Certainly, bringing a sense of artistry to our teaching and our expectations of our students should be a powerful element of the mix when the arts and other subjects are integrated.

And the second contribution from the arts are artistic processes-

I think that there are at least six pretty distinct artistic processes that can also serve as learning processes. These are processes through which artists work to create works of art, but which are also clearly well developed learning processes. That said, I don't take for granted that every time anyone engages in any of these processes, they are necessarily learning. They could be repeating routine acts, in which case, significant learning is unlikely.

The processes I'll name are, in no particular order:
Improvisation
Composition
Interpretation
Practice
Performance
Critique

Now I want to make the same point here that I made about artistry. These same processes can be found in virtually all of the disciplines and most fields, especially when work is being conducted at a high level of expertise and, dare I say it, artistry.

But, again, careful study of how these processes work in the arts may provide powerful insights and clues to ways in which the learning processes in any learning environment can be nurtured, strengthened, and deepened. And going deep is essential if we are going to get to the other side.
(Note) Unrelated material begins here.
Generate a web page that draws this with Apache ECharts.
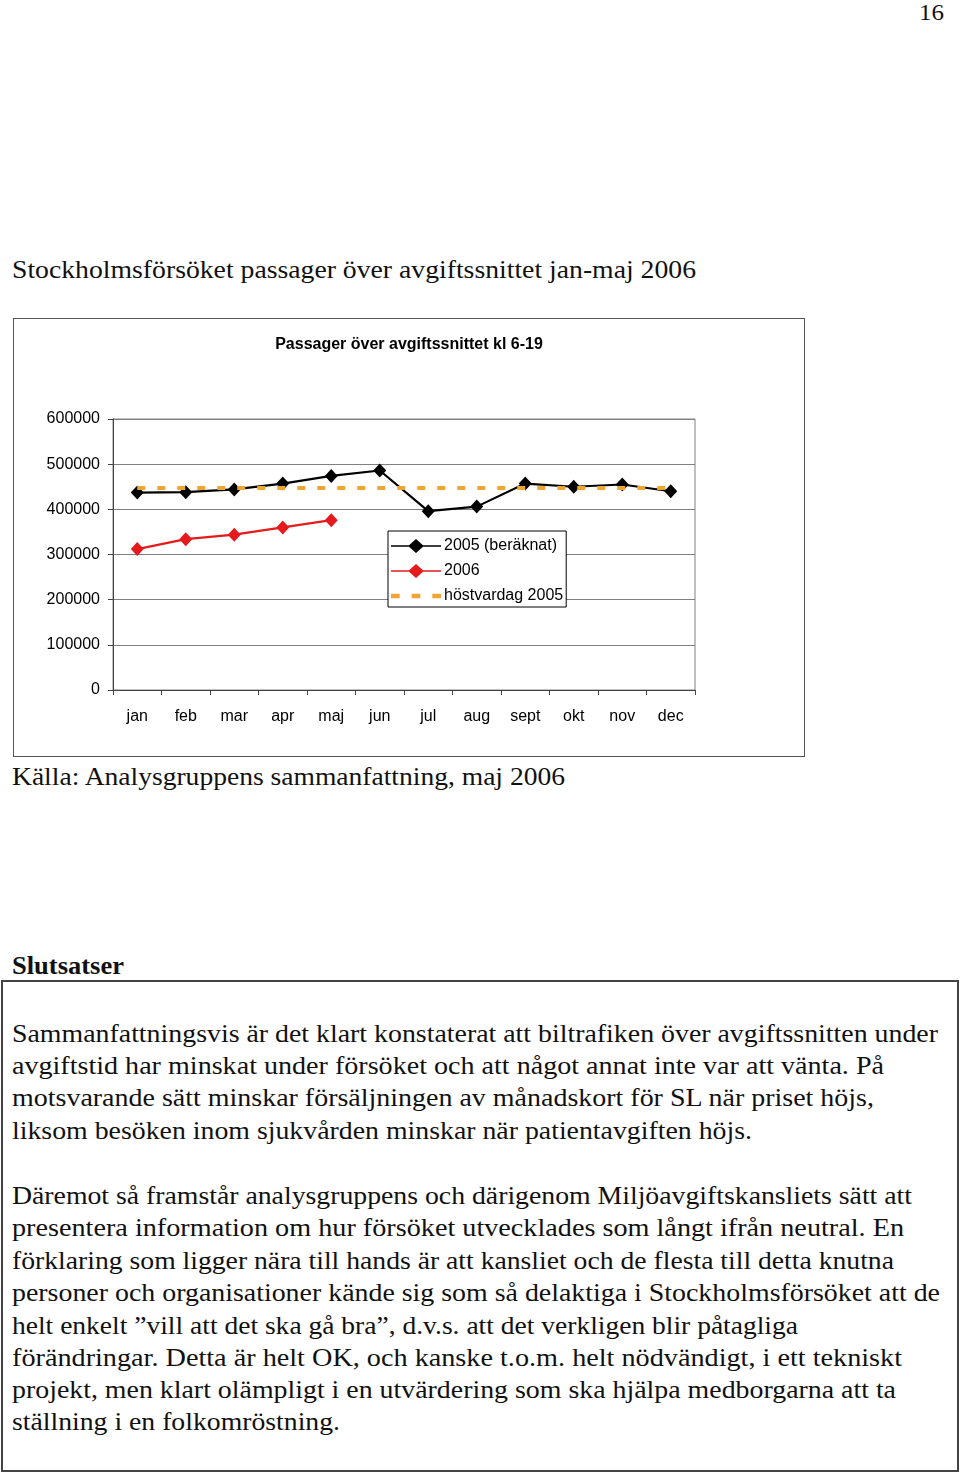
<!DOCTYPE html>
<html>
<head>
<meta charset="utf-8">
<script src="https://cdn.jsdelivr.net/npm/echarts@6/dist/echarts.min.js"></script>
<style>
  html, body { margin: 0; padding: 0; background: #fff; }
  body { width: 960px; height: 1474px; position: relative; overflow: hidden; }
  .t { position: absolute; left: 12px; white-space: nowrap; font-family: "Liberation Serif", "DejaVu Serif", serif;
       font-size: 25px; line-height: 32px; color: #111; transform-origin: 0 50%; }
  .b { font-weight: bold; }
  #chartBox { position: absolute; left: 13px; top: 318px; width: 792px; height: 439px; box-sizing: border-box;
              border: 1px solid #555; }
  #chart { position: absolute; left: 0; top: 0; width: 790px; height: 437px; }
  #concl { position: absolute; left: 1px; top: 980px; width: 958px; height: 492px; box-sizing: border-box; border: 2px solid #444; }
</style>
</head>
<body>
<div class="t" style="left:919px; top:-4px; font-size:24px;" data-w="25">16</div>
<div class="t" style="top:254px;" data-w="684">Stockholmsförsöket passager över avgiftssnittet jan-maj 2006</div>
<div id="chartBox"><div id="chart"></div></div>
<div class="t" style="top:761px;" data-w="553">Källa: Analysgruppens sammanfattning, maj 2006</div>
<div class="t b" style="top:950px;" data-w="112">Slutsatser</div>
<div id="concl"></div>
<div class="t" style="top:1018px;" data-w="926">Sammanfattningsvis är det klart konstaterat att biltrafiken över avgiftssnitten under</div>
<div class="t" style="top:1050px;" data-w="872">avgiftstid har minskat under försöket och att något annat inte var att vänta. På</div>
<div class="t" style="top:1082px;" data-w="862">motsvarande sätt minskar försäljningen av månadskort för SL när priset höjs,</div>
<div class="t" style="top:1115px;" data-w="740">liksom besöken inom sjukvården minskar när patientavgiften höjs.</div>
<div class="t" style="top:1180px;" data-w="900">Däremot så framstår analysgruppens och därigenom Miljöavgiftskansliets sätt att</div>
<div class="t" style="top:1212px;" data-w="892">presentera information om hur försöket utvecklades som långt ifrån neutral. En</div>
<div class="t" style="top:1245px;" data-w="882">förklaring som ligger nära till hands är att kansliet och de flesta till detta knutna</div>
<div class="t" style="top:1277px;" data-w="928">personer och organisationer kände sig som så delaktiga i Stockholmsförsöket att de</div>
<div class="t" style="top:1310px;" data-w="786">helt enkelt ”vill att det ska gå bra”, d.v.s. att det verkligen blir påtagliga</div>
<div class="t" style="top:1342px;" data-w="890">förändringar. Detta är helt OK, och kanske t.o.m. helt nödvändigt, i ett tekniskt</div>
<div class="t" style="top:1374px;" data-w="884">projekt, men klart olämpligt i en utvärdering som ska hjälpa medborgarna att ta</div>
<div class="t" style="top:1406px;" data-w="328">ställning i en folkomröstning.</div>

<script>
// ---- data ----
var months = ['jan', 'feb', 'mar', 'apr', 'maj', 'jun', 'jul', 'aug', 'sept', 'okt', 'nov', 'dec'];
var yTicks = [0, 100000, 200000, 300000, 400000, 500000, 600000];
var series2005 = [437000, 438000, 444000, 457000, 474000, 486000, 396000, 406000, 457000, 450000, 455000, 440000];
var series2006 = [312000, 334000, 344000, 360000, 376000];
var hostvardag2005 = [447000, 447000, 447000, 447000, 447000, 447000, 447000, 447000, 447000, 447000, 447000, 447000];
var seriesNames = ['2005 (beräknat)', '2006', 'höstvardag 2005'];
var chartTitle = 'Passager över avgiftssnittet kl 6-19';

// ---- fit text lines to measured widths ----
document.querySelectorAll('.t').forEach(function (el) {
  var target = parseFloat(el.getAttribute('data-w'));
  var w = el.getBoundingClientRect().width;
  if (w > 0 && target) el.style.transform = 'scaleX(' + (target / w) + ')';
});

// legend icons (50 x 14 box): line with diamond, and three dashes
var iconLineDiamond = 'path://M0,6.2 L18,6.2 L25,0 L32,6.2 L50,6.2 L50,7.8 L32,7.8 L25,14 L18,7.8 L0,7.8 Z';
var iconDashes = 'path://M2,5 L10,5 L10,9 L2,9 Z M21,5 L29,5 L29,9 L21,9 Z M40,5 L48,5 L48,9 L40,9 Z';

// ---- chart ----
var font = '"Liberation Sans", Arial, sans-serif';
var chart = echarts.init(document.getElementById('chart'), null, { renderer: 'canvas' });
chart.setOption({
  animation: false,
  backgroundColor: '#fff',
  textStyle: { fontFamily: font },
  title: {
    text: chartTitle, left: 'center', top: 13,
    textStyle: { fontFamily: font, fontSize: 16, fontWeight: 'bold', color: '#000' }
  },
  grid: { left: 99, top: 100, right: 109, bottom: 66, show: true, borderColor: '#808080', borderWidth: 1, backgroundColor: '#fff' },
  legend: {
    orient: 'vertical', left: 374, top: 212,
    padding: [7, 3, 3, 3], itemGap: 9, itemWidth: 50, itemHeight: 14,
    borderColor: '#000', borderWidth: 1, backgroundColor: '#fff',
    textStyle: { fontFamily: font, fontSize: 16, color: '#000', padding: [0, 0, 0, -2] },
    data: [
      { name: seriesNames[0], icon: iconLineDiamond, itemStyle: { color: '#000', borderWidth: 0 } },
      { name: seriesNames[1], icon: iconLineDiamond, itemStyle: { color: '#e41a1c', borderWidth: 0 } },
      { name: seriesNames[2], icon: iconDashes, itemStyle: { color: '#eea534', borderWidth: 0 } }
    ]
  },
  xAxis: {
    type: 'category', data: months, boundaryGap: true,
    axisLine: { lineStyle: { color: '#444', width: 1 } },
    axisTick: { show: true, length: 5, inside: false, lineStyle: { color: '#444' } },
    axisLabel: { color: '#000', fontSize: 16, fontFamily: font, margin: 19, interval: 0 },
    splitLine: { show: false }
  },
  yAxis: {
    type: 'value', min: yTicks[0], max: yTicks[yTicks.length - 1], interval: yTicks[1] - yTicks[0],
    axisLine: { show: true, lineStyle: { color: '#444', width: 1 } },
    axisTick: { show: true, length: 5, lineStyle: { color: '#444' } },
    axisLabel: { color: '#000', fontSize: 16, fontFamily: font, margin: 13, formatter: function (v) { return String(v); } },
    splitLine: { show: true, lineStyle: { color: '#808080', width: 1 } }
  },
  series: [
    {
      name: seriesNames[0], type: 'line', data: series2005,
      symbol: 'diamond', symbolSize: [13, 14],
      lineStyle: { color: '#000', width: 2.2 }, itemStyle: { color: '#000' }, z: 3
    },
    {
      name: seriesNames[1], type: 'line', data: series2006,
      symbol: 'diamond', symbolSize: [13, 14],
      lineStyle: { color: '#e41a1c', width: 2.2 }, itemStyle: { color: '#e41a1c' }, z: 3
    },
    {
      name: seriesNames[2], type: 'line', data: hostvardag2005,
      symbol: 'none', showSymbol: false,
      lineStyle: { color: '#eea534', width: 4, type: [8, 12], cap: 'butt' },
      itemStyle: { color: '#eea534' }, z: 4
    }
  ]
});
</script>
</body>
</html>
My final thought here is that there is considerably more work to do around understanding the role of these artistic processes in relation to the work of teaching as well as the work of learning. Run through the list again and think of it in terms of teaching-composition, improvisation, practice, performance, interpretation, critique. My colleague, Joe Walters, in a recent conversation about teaching and improvisation, commented that improvisation in music is heavily dependent on extensive practice. But, he pointed out, teaching is like surgery...there aren't many ways to really practice it...it's all performance and, in a sense, all improvisation.

Okay, to close I want to say that, in spite of evidence of the contrary, I am not pessimistic about the world or about the progress of our educational practices.

So, I'd like to close with a joke...and I hope I get this right...You'll be relieved to know that I didn't write this one.

What's the difference between a Jewish pessimist and a Jewish optimist?
A Jewish pessimist believes things can't get worse. And a Jewish optimist? A Jewish optimist believes that of course they can.

Well, I'm Jewish. And, as I said, I'm an optimist. I know that because I remain an educator in love with my work. So, I'm not sure where that leaves me.

But I do resonate with Emily Dickinson who wrote a number of times, in her poems, about hope. I'm sure many of you know this fragment from Poem #32:
HOPE is the thing with feathers
That perches on the soul,
And sings the tune without the words,
And never stops at all.

Thank you very much for your kind attention.